Now, we can talk about these consent situations as hermeneutical injustice. It encapsulates the visceral feeling that something wrong has occurred, yet no one involved in the situation is directly responsible. Fricker concludes, “hermeneutical injustice is not inflicted by any agent, but rather is caused by a feature of the collective hermeneutical resource – a one-off blind spot (in incidental cases), or (in systematic cases) a lacuna generated by a structural identity prejudice in the hermeneutical repertoire. Consequently, questions of culpability do not arise in the same way. None the less, they do arise, for the phenomenon should inspire us to ask what sorts of hearers we should try to be in a society in which there are likely to be speakers whose attempts to make communicative sense of their experiences are unjustly hindered.”
When people say that sexuality is a personal matter and no one should care what people do (or don’t do) in bed, it means that the collective hermeneutical lacuna around non-heterosexualities will never be filled. When people are confused on why some asexuals feel the need to “come out”, I can now explain hermeneutical injustice. As Anagnori concludes:
This is why asexual awareness is so important. We need everyone in the world to know that we exist, not only so that we can be respected, but so that millions of other asexual people can have the power to make informed, confident choices about their own sexuality. We need asexual people everywhere to know that they are not broken, abnormal or wrong for what they are feeling, and that they have the right to reject sex at any time, for any reason. When asexual people can confidently say “No,” then they will also be able to say “Yes” with more certainty and weight, and they will have the option of forming sexual relationships that respect their asexuality and bring them happiness.

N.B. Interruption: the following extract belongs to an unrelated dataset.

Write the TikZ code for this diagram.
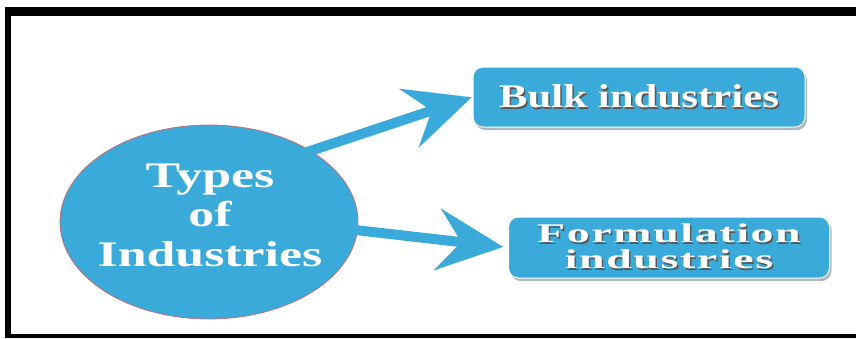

In her article, Queenie goes on to state that the simple knowledge of the existence of asexuality might not be enough to counter compulsory sexuality, i.e. aces aren’t “suddenly free from pressure and expectations” after realizing they’re asexual. I completely agree. To analyze other consent situations, there’s Emily Nagoski’s model of consent (with addendums made by other people, as mentioned in the first paragraph of Queenie’s post). I’m also particularly fond of Lisa’s non-binary power model of consent. However, for the very specific case of an asexual person consenting to sex when either partner had no knowledge or understanding of asexuality, I believe that hermeneutical injustice is the best interpretation of the situation.